Source code of charts
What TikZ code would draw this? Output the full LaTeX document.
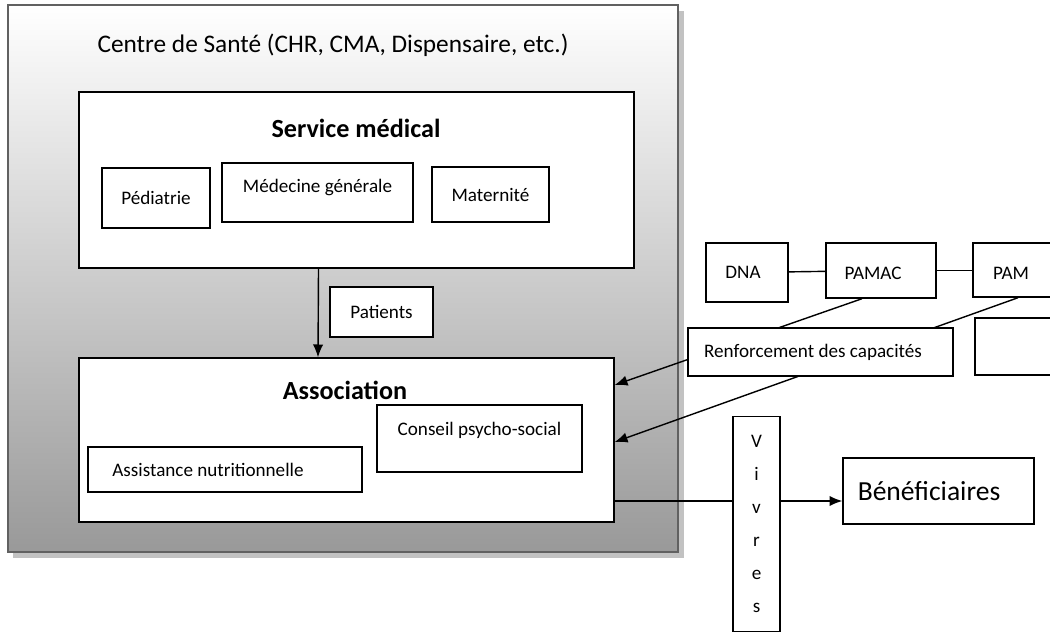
\documentclass[tikz,border=0pt]{standalone}
\usepackage{fontspec}
\setmainfont{Carlito}
\usepackage{tikz}
\usetikzlibrary{arrows.meta,calc,positioning}

\begin{document}
\begin{tikzpicture}[x=0.025cm, y=-0.025cm,
    boite/.style={draw, line width=1pt, fill=white, inner sep=0pt,
      font=\fontsize{13.6}{16}\selectfont},
    fleche/.style={-{Latex[length=3.2mm,width=2.6mm]}, line width=1pt},
    trait/.style={line width=1pt}]
      \def \pix {0.025cm}
      \def \grand {\fontsize{18.6}{22}\selectfont}
      \def \decale #1{\hspace*{#1\dimexpr 0.025cm\relax}} % texte pousse vers la gauche

      \useasboundingbox (0,0) rectangle (1050,632);
      \clip (0,0) rectangle (1050,632);

      % centre de sante
      \fill[black!24] (13,11) rectangle (684,558);
      \node[draw=black!62, line width=1.4pt, top color=white, bottom color=black!40,
        minimum width=670*\pix, minimum height=547*\pix] (sante) at (343,278.5) {};
      \node[font=\fontsize{18}{21}\selectfont] (titre) at (333,45)
        {Centre de Santé (CHR, CMA, Dispensaire, etc.)};

      \node[boite, minimum width=555*\pix, minimum height=176*\pix] (medical) at (356.5,180) {};
      \node[font=\grand\bfseries] (titremed) at (356,128) {Service médical};
      \node[boite, minimum width=108*\pix, minimum height=60*\pix] (pediatrie) at (156,198) {Pédiatrie};
      \node[boite, minimum width=191*\pix, minimum height=59*\pix, text depth=13*\pix] (medecine) at (317.5,192.5) {Médecine générale};
      \node[boite, minimum width=117*\pix, minimum height=55*\pix] (maternite) at (490.5,194.5) {Maternité};

      \node[boite, minimum width=103*\pix, minimum height=50*\pix] (patients) at (381.5,312) {Patients};

      \node[boite, minimum width=535*\pix, minimum height=164*\pix] (association) at (346.5,440) {};
      \node[font=\grand\bfseries] (titreassoc) at (345,390) {Association};
      \node[boite, minimum width=274*\pix, minimum height=45*\pix] (assistance) at (225,469.5) {Assistance nutritionnelle\decale{34}};
      \node[boite, minimum width=205*\pix, minimum height=67*\pix, text depth=20*\pix] (conseil) at (479.5,438.5) {Conseil psycho-social};

      \draw[fleche] ($(medical.south)+(-38,0)$) -- ($(association.north)+(-28.5,0)$);

      % partenaires
      \node[boite, minimum width=82*\pix, minimum height=59*\pix] (dna) at (747,272.5) {DNA\decale{8}};
      \node[boite, minimum width=110*\pix, minimum height=55*\pix, text height=18*\pix] (pamac) at (881,270.5) {PAMAC\decale{16}};
      \node[boite, minimum width=90*\pix, minimum height=54*\pix, text height=18*\pix] (pam) at (1018,270) {PAM\decale{14}};
      \node[boite, minimum width=90*\pix, minimum height=57*\pix] (vide) at (1020,346.5) {};
      \draw[trait] (dna) -- (pamac);
      \draw[trait] (pamac.east) -- (pamac.east -| pam.west);

      \draw[fleche] ($(pamac.south)+(-19,0)$) -- ($(association.east)+(0,-55)$);
      \draw[fleche] (pam.south) -- ($(association.east)+(0,2)$);
      \node[boite, minimum width=265*\pix, minimum height=48*\pix] (renforcement) at (820.5,352) {Renforcement des capacités\decale{15}};

      % vivres
      \node[boite, minimum width=47*\pix, minimum height=215*\pix, align=center,
        font=\fontsize{13.6}{23.5}\selectfont] (vivres) at (756.5,524) {V\\i\\v\\r\\e\\s};
      \node[boite, minimum width=191*\pix, minimum height=66*\pix,
        font=\fontsize{19.6}{23}\selectfont] (benef) at (938.5,491) {Bénéficiaires\decale{19}};
      \coordinate (sortie) at ($(association.east)+(0,61)$);
      \draw[trait] (sortie) -- (sortie -| vivres.west);
      \draw[fleche] (sortie -| vivres.east) -- (sortie -| benef.west);
    \end{tikzpicture}
\end{document}
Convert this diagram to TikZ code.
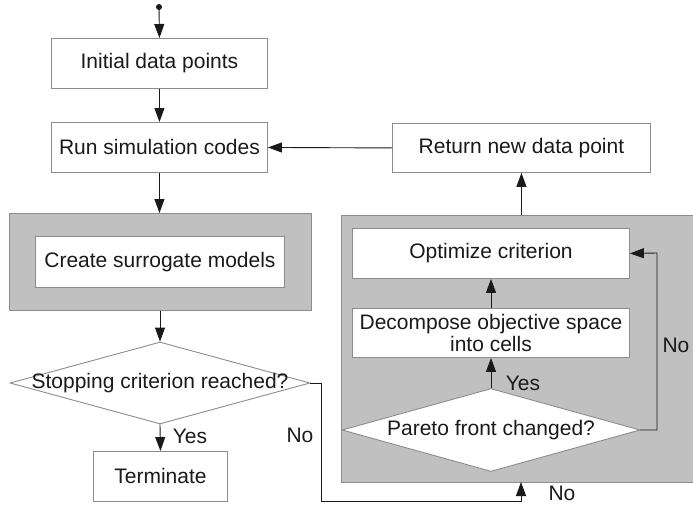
\documentclass[tikz,border=0pt]{standalone}
\usepackage{fontspec}
\setmainfont{Liberation Sans}
\usetikzlibrary{arrows.meta,shapes.geometric,positioning}
\definecolor{boxline}{HTML}{8C8C8C}
\definecolor{panel}{HTML}{C0C0C0}
\definecolor{ink}{HTML}{1A1A1A}
\begin{document}
\begin{tikzpicture}[x=1pt,y=-1pt,
  every node/.style={font=\fontsize{21}{24}\selectfont, text=ink},
  stepbox/.style={draw=boxline, line width=0.9pt, fill=white, inner sep=0pt, anchor=north west},
  panelbox/.style={draw=boxline, line width=0.9pt, fill=panel, inner sep=0pt, anchor=north west},
  decision/.style={diamond, draw=boxline, line width=0.9pt, fill=white, inner sep=0pt},
  flow/.style={draw=ink, line width=0.9pt, -{Triangle[length=14pt,width=10pt]}},
  lbl/.style={inner sep=0pt}
]
\useasboundingbox (0,0) rectangle (693,506);
% panels
\node[panelbox, minimum width=302pt, minimum height=97pt] (leftpanel) at (9,213) {};
\node[panelbox, minimum width=354pt, minimum height=267pt] (rightpanel) at (341,215) {};
% boxes
\node[stepbox, minimum width=216pt, minimum height=50pt] (init) at (51,38) {};
\node (inittext) at (init.center) {Initial data points};
\node[stepbox, minimum width=216pt, minimum height=50pt] (run) at (51,122) {};
\node (runtext) at (run.center) {Run simulation codes};
\node[stepbox, minimum width=258pt, minimum height=49pt] (ret) at (392,123) {};
\node (rettext) at (ret.center) {Return new data point};
\node[stepbox, minimum width=249pt, minimum height=51pt] (surr) at (35,236) {};
\node (surrtext) at (surr.center) {Create surrogate models};
\node[stepbox, minimum width=277pt, minimum height=50pt] (opt) at (352,228) {};
\node (opttext) at (opt.center) {Optimize criterion};
\node[stepbox, minimum width=277pt, minimum height=49pt] (dec) at (352,308) {};
\node[align=center, font=\fontsize{21}{22}\selectfont] (dectext) at (dec.center) {Decompose objective space\\into cells};
\node[stepbox, minimum width=134pt, minimum height=50pt] (term) at (93,451) {};
\node (termtext) at (term.center) {Terminate};
% decisions
\node[decision, minimum width=300pt, minimum height=82pt] (stop) at (160,383) {};
\node (stoptext) at (stop.center) {Stopping criterion reached?};
\node[decision, minimum width=298pt, minimum height=83pt] (pareto) at (491,430) {};
\node (paretotext) at (pareto.center) {Pareto front changed?};
% start
\fill[ink] (159,7) circle (3pt);
\coordinate (start) at (159,7);
% connectors
\draw[flow] (start) -- (init.north);
\draw[flow] (init.south) -- (run.north);
\draw[flow] (run.south) -- (run.south |- leftpanel.north);
\draw[flow] (ret.west) -- (run.east);
\draw[flow] (pareto.north) -- (pareto.north |- dec.south);
\draw[flow] (dec.north -| pareto.north) -- (pareto.north |- opt.south);
\draw[flow] (pareto.east) -- (657,430) -- (657,253) -- (opt.east);
\draw[flow] (ret.south |- rightpanel.north) -- (ret.south);
\draw[flow] (stop.north |- leftpanel.south) -- (stop.north);
\draw[flow] (stop.south) -- (term.north);
\draw[flow] (stop.east) -- (321,383) -- (321,501) -- (521,501) -- (521,482);
% labels
\node[lbl] (yes1) at (190,436) {Yes};
\node[lbl] (no1) at (300,435) {No};
\node[lbl] (yes2) at (523,383) {Yes};
\node[lbl] (no2) at (676,345) {No};
\node[lbl] (no3) at (562,493) {No};
\end{tikzpicture}
\end{document}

Objective. Please give again the entries word for word, starting at the first line and ending with the line that contains "vers la gauche"; include both of those lines but none of the pictures.

Finished exercise.
What TikZ code would draw this? Output the full LaTeX document.
\documentclass[tikz,border=0pt]{standalone}
\usepackage{fontspec}
\setmainfont{Carlito}
\usepackage{tikz}
\usetikzlibrary{arrows.meta,calc,positioning}

\begin{document}
\begin{tikzpicture}[x=0.025cm, y=-0.025cm,
    boite/.style={draw, line width=1pt, fill=white, inner sep=0pt,
      font=\fontsize{13.6}{16}\selectfont},
    fleche/.style={-{Latex[length=3.2mm,width=2.6mm]}, line width=1pt},
    trait/.style={line width=1pt}]
      \def \pix {0.025cm}
      \def \grand {\fontsize{18.6}{22}\selectfont}
      \def \decale #1{\hspace*{#1\dimexpr 0.025cm\relax}} % texte pousse vers la gauche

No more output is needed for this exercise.